Having Regex, short-hand for Regular Expressions, in your toolkit is a fundamental skill for every data analyst. At the Dataschool we spend a large chunk of the training program studying this subject. Regex also comes back in many other topics that we teach, this ranges from doing text parsing, to web scraping and analysing text data in Tableau and Alteryx. Knowing Regex doesn't only help you be succesful with these two tools but you can use them in almost all of the main programming languages (JavaScript, Python, R etc.). It is therefore a great 'transferable' skill and knowing how to use it and when to use it gives you a competitive advantage.

In this mini-study guide we're going to take a look at the most common syntax, when you want to use Regex and where you can practice learning it.

Definition

A regular expression is a sequence of characters that describes or matches a given amount of text.

The regular expression data would match all occurances of the word 'data' insite a piece of text. If you, for example, only want to match the word 'data' at the beginning of a sentence you would use ^data - the ^ is what we call a 'meta-character'. It indicates the start of a sentence.
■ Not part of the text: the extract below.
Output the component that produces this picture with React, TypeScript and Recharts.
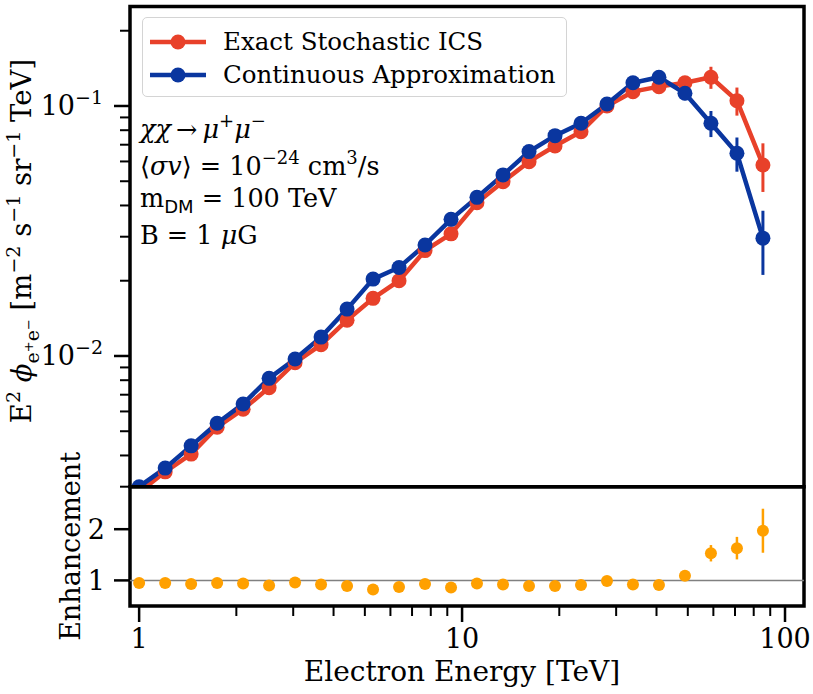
import React from "react";
import {
  LineChart,
  Line,
  ScatterChart,
  Scatter,
  XAxis,
  YAxis,
  ErrorBar,
  ReferenceArea,
  ReferenceLine,
  Legend,
} from "recharts";

// electron energy bin centres [TeV]
const energy = [
  1.0, 1.204, 1.449, 1.744, 2.099, 2.526, 3.04, 3.659, 4.404, 5.301, 6.38, 7.679, 9.243,
  11.12, 13.39, 16.12, 19.4, 23.35, 28.1, 33.82, 40.71, 49.0, 58.97, 70.98, 85.43,
];
const exactFlux = [
  0.00285, 0.00344, 0.00405, 0.00519, 0.00612, 0.00747, 0.0094, 0.0111, 0.0139, 0.017, 0.02,
  0.0264, 0.0308, 0.041, 0.0498, 0.0599, 0.0692, 0.0789, 0.1, 0.1141, 0.1195, 0.1239, 0.1303,
  0.105, 0.0581,
];
const exactErr = [
  0, 0, 0, 0, 0, 0, 0, 0, 0, 0, 0, 0, 0, 0, 0, 0, 0, 0, 0, 0, 0.003, 0.0057, 0.0132, 0.0135,
  0.0128,
];
const contFlux = [
  0.003, 0.00356, 0.00437, 0.00538, 0.00643, 0.00814, 0.00972, 0.0119, 0.0154, 0.0203, 0.0226,
  0.0278, 0.0352, 0.0431, 0.053, 0.0657, 0.0761, 0.0853, 0.1019, 0.1239, 0.1303, 0.1124, 0.0853,
  0.0647, 0.0296,
];
const contErr = [
  0, 0, 0, 0, 0, 0, 0, 0, 0, 0, 0, 0, 0, 0, 0, 0, 0, 0, 0, 0, 0.002, 0.0069, 0.0102, 0.0101,
  0.0085,
];
const enhancement = [
  0.95, 0.95, 0.93, 0.95, 0.94, 0.9, 0.96, 0.92, 0.89, 0.82, 0.87, 0.93, 0.86, 0.94, 0.92, 0.89,
  0.89, 0.91, 0.99, 0.92, 0.91, 1.09, 1.53, 1.63, 1.97,
];
const enhancementErr = [
  0, 0, 0, 0, 0, 0, 0, 0, 0, 0, 0, 0, 0, 0, 0, 0, 0, 0, 0, 0, 0, 0.05, 0.16, 0.22, 0.43,
];

const fluxTicks = [
  0.003, 0.004, 0.005, 0.006, 0.007, 0.008, 0.009, 0.01, 0.02, 0.03, 0.04, 0.05, 0.06, 0.07,
  0.08, 0.09, 0.1, 0.2,
];
const energyTicks = [1, 2, 3, 4, 5, 6, 7, 8, 9, 10, 20, 30, 40, 50, 60, 70, 80, 90, 100];
const enhancementTicks = [1, 2];

const X_DOMAIN = [0.937, 114.5];
const FLUX_DOMAIN = [0.003, 0.25];
const ENH_DOMAIN = [0.5, 2.83];

const RED = "#e8412a";
const BLUE = "#0a369f";
const ORANGE = "#ffa000";
const FONT = "'DejaVu Serif', serif";

const fluxData = energy.map((e, i) => ({
  e,
  exact: exactFlux[i],
  exactErr: exactErr[i],
  cont: contFlux[i],
  contErr: contErr[i],
}));
const enhData = energy.map((e, i) => ({ e, enh: enhancement[i], enhErr: enhancementErr[i] }));

const isDecade = (v: number) => Math.abs(Math.log10(v) - Math.round(Math.log10(v))) < 1e-6;

function FluxTick({ x, y, payload }: any) {
  const v = payload.value;
  const major = isDecade(v);
  return (
    <g>
      <line x1={x} x2={x - (major ? 16 : 10)} y1={y} y2={y} stroke="#000" strokeWidth={major ? 2.5 : 2} />
      {major && (
        <text x={x - 27} y={y + 9} textAnchor="end" fontSize={27} fontFamily={FONT} fill="#000">
          10
          <tspan dy={-11} fontSize={19}>
            {"\u2212" + Math.round(-Math.log10(v))}
          </tspan>
        </text>
      )}
    </g>
  );
}

function EnhTick({ x, y, payload }: any) {
  return (
    <g>
      <line x1={x} x2={x - 16} y1={y} y2={y} stroke="#000" strokeWidth={2.5} />
      <text x={x - 25} y={y + 10} textAnchor="end" fontSize={27} fontFamily={FONT} fill="#000">
        {payload.value}
      </text>
    </g>
  );
}

function EnergyTick({ x, y, payload }: any) {
  const v = payload.value;
  const major = isDecade(v);
  return (
    <g>
      <line x1={x} x2={x} y1={y} y2={y + (major ? 16 : 10)} stroke="#000" strokeWidth={major ? 2.5 : 2} />
      {major && (
        <text x={x} y={y + 42} textAnchor="middle" fontSize={27} fontFamily={FONT} fill="#000">
          {v}
        </text>
      )}
    </g>
  );
}

function FluxLabel() {
  return (
    <text transform="translate(31, 241) rotate(-90)" textAnchor="middle" fontSize={27.5} fontFamily={FONT} fill="#000">
      E<tspan dy={-11} fontSize={19}>2</tspan>
      <tspan dy={11}> </tspan>
      <tspan fontStyle="italic">ϕ</tspan>
      <tspan dy={8} fontSize={19}>e</tspan>
      <tspan dy={-6} fontSize={13}>+</tspan>
      <tspan dy={6} fontSize={19}>e</tspan>
      <tspan dy={-6} fontSize={13}>−</tspan>
      <tspan dy={-2}>  [m</tspan>
      <tspan dy={-11} fontSize={19}>−2</tspan>
      <tspan dy={11}> s</tspan>
      <tspan dy={-11} fontSize={19}>−1</tspan>
      <tspan dy={11}> sr</tspan>
      <tspan dy={-11} fontSize={19}>−1</tspan>
      <tspan dy={11}> TeV]</tspan>
    </text>
  );
}

function EnhLabel() {
  return (
    <text transform="translate(80, 106.4) rotate(-90)" textAnchor="middle" fontSize={27} fontFamily={FONT} fill="#000">
      Enhancement
    </text>
  );
}

function EnergyLabel({ viewBox }: any) {
  const cx = viewBox.x + viewBox.width / 2 - 5;
  return (
    <text x={cx} y={viewBox.y + 75} textAnchor="middle" fontSize={28} fontFamily={FONT} fill="#000">
      Electron Energy [TeV]
    </text>
  );
}

const legendItems = [
  { name: "Exact Stochastic ICS", color: RED },
  { name: "Continuous Approximation", color: BLUE },
];

function LegendBox() {
  return (
    <div
      style={{
        border: "1.5px solid #d4d4d4",
        borderRadius: 5,
        background: "rgba(255,255,255,0.85)",
        padding: "7px 10px 5px 7px",
        fontFamily: FONT,
        fontSize: 24.5,
        lineHeight: "33px",
      }}
    >
      {legendItems.map((it) => (
        <div key={it.name} style={{ display: "flex", alignItems: "center", whiteSpace: "nowrap" }}>
          <svg width={56} height={20} style={{ marginRight: 17 }}>
            <line x1={0} x2={56} y1={10} y2={10} stroke={it.color} strokeWidth={4.5} />
            <circle cx={28} cy={10} r={7.5} fill={it.color} />
          </svg>
          <span>{it.name}</span>
        </div>
      ))}
    </div>
  );
}

function Annotation() {
  const t = { fontSize: 25.5, fontFamily: FONT, fill: "#000" } as const;
  return (
    <g>
      <text x={140} y={138} {...t}>
        <tspan fontStyle="italic">χχ</tspan>
        <tspan>{"\u2009→\u2009"}</tspan>
        <tspan fontStyle="italic">μ</tspan>
        <tspan dy={-11} fontSize={18}>+</tspan>
        <tspan dy={11} fontStyle="italic">μ</tspan>
        <tspan dy={-11} fontSize={18}>−</tspan>
      </text>
      <text x={140} y={175} {...t}>
        ⟨<tspan fontStyle="italic">σv</tspan>⟩ = 10
        <tspan dy={-11} fontSize={18}>−24</tspan>
        <tspan dy={11}> cm</tspan>
        <tspan dy={-11} fontSize={18}>3</tspan>
        <tspan dy={11}>/s</tspan>
      </text>
      <text x={140} y={207} {...t}>
        m
        <tspan dy={6} fontSize={18} fontFamily="'DejaVu Sans', sans-serif">DM</tspan>
        <tspan dy={-6}> = 100 TeV</tspan>
      </text>
      <text x={140} y={244} {...t}>
        B = 1 <tspan fontStyle="italic">μ</tspan>G
      </text>
    </g>
  );
}

export default function App() {
  return (
    <div style={{ position: "absolute", left: 0, top: 0, width: 813, height: 694, background: "#fff" }}>
      <div style={{ position: "absolute", left: 0, top: 0 }}>
        <LineChart width={813} height={490} data={fluxData} margin={{ top: 6.5, right: 9, bottom: 3.3, left: 0 }}>
          <XAxis type="number" dataKey="e" scale="log" domain={X_DOMAIN} allowDataOverflow hide />
          <YAxis
            type="number"
            scale="log"
            domain={FLUX_DOMAIN}
            allowDataOverflow
            ticks={fluxTicks}
            interval={0}
            width={130}
            tickSize={0}
            tickMargin={0}
            axisLine={false}
            tickLine={false}
            tick={<FluxTick />}
            label={<FluxLabel />}
          />
          <ReferenceArea
            x1={X_DOMAIN[0]}
            x2={X_DOMAIN[1]}
            y1={FLUX_DOMAIN[0]}
            y2={FLUX_DOMAIN[1]}
            fill="none"
            fillOpacity={0}
            stroke="#000"
            strokeWidth={3.5}
            ifOverflow="visible"
          />
          <Line
            dataKey="exact"
            stroke={RED}
            strokeWidth={4.5}
            dot={{ r: 7.5, fill: RED, stroke: RED, strokeWidth: 0 }}
            isAnimationActive={false}
          >
            <ErrorBar dataKey="exactErr" direction="y" width={0} stroke={RED} strokeWidth={3} />
          </Line>
          <Line
            dataKey="cont"
            stroke={BLUE}
            strokeWidth={4.5}
            dot={{ r: 7.5, fill: BLUE, stroke: BLUE, strokeWidth: 0 }}
            isAnimationActive={false}
          >
            <ErrorBar dataKey="contErr" direction="y" width={0} stroke={BLUE} strokeWidth={3} />
          </Line>
          <Legend
            layout="vertical"
            align="center"
            verticalAlign="middle"
            wrapperStyle={{ top: 17, left: 142, width: "auto", height: "auto" }}
            content={() => <LegendBox />}
          />
          <Annotation />
        </LineChart>
      </div>
      <div style={{ position: "absolute", left: 0, top: 440 }}>
        <ScatterChart width={813} height={254} margin={{ top: 46.7, right: 9, bottom: 0, left: 0 }}>
          <XAxis
            type="number"
            dataKey="e"
            scale="log"
            domain={X_DOMAIN}
            allowDataOverflow
            ticks={energyTicks}
            interval={0}
            height={88}
            tickSize={0}
            tickMargin={0}
            axisLine={false}
            tickLine={false}
            tick={<EnergyTick />}
            label={<EnergyLabel />}
          />
          <YAxis
            type="number"
            dataKey="enh"
            domain={ENH_DOMAIN}
            allowDataOverflow
            ticks={enhancementTicks}
            interval={0}
            width={130}
            tickSize={0}
            tickMargin={0}
            axisLine={false}
            tickLine={false}
            tick={<EnhTick />}
            label={<EnhLabel />}
          />
          <ReferenceLine y={1} stroke="#808080" strokeWidth={1.5} />
          <ReferenceArea
            x1={X_DOMAIN[0]}
            x2={X_DOMAIN[1]}
            y1={ENH_DOMAIN[0]}
            y2={ENH_DOMAIN[1]}
            fill="none"
            fillOpacity={0}
            stroke="#000"
            strokeWidth={3.5}
            ifOverflow="visible"
          />
          <Scatter
            data={enhData}
            dataKey="enh"
            fill={ORANGE}
            isAnimationActive={false}
            shape={(p: any) => <circle cx={p.cx} cy={p.cy} r={6} fill={ORANGE} />}
          >
            <ErrorBar dataKey="enhErr" direction="y" width={0} stroke={ORANGE} strokeWidth={2.5} />
          </Scatter>
        </ScatterChart>
      </div>
    </div>
  );
}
If a sentence doesn't start with the word data then it won't be matched.

This is not a complete list of its syntax but definitely should get you started.

Syntax

.       - Any Character Except New Line
\d      - Digit (0-9)
\D      - Not a Digit (0-9)
\w      - Word Character (a-z, A-Z, 0-9, _)
\W      - Not a Word Character
\s      - Whitespace (space, tab, newline)
\S      - Not Whitespace (space, tab, newline)

\b      - Word Boundary
\B      - Not a Word Boundary
^       - Beginning of a String
$       - End of a String

[]      - Matches Characters in brackets
[^ ]    - Matches Characters NOT in brackets
|       - Either Or
( )     - Group

Quantifiers:
*       - 0 or More
+       - 1 or More
?       - 0 or One
{3}     - Exact Number
{3,4}   - Range of Numbers (Minimum, Maximum)

What's the best place to learn it?

You've come to the right place! The main syntax is explained up here ☝️but another really good resource that I use when I teach Regex is RegexOne. It has a good learning curve that goes from the basics and walks you through all of the syntax and becomes gradually more difficult. For testing your expressions I would use a website such as Regex101 - it has great documentation and syntax highlighting.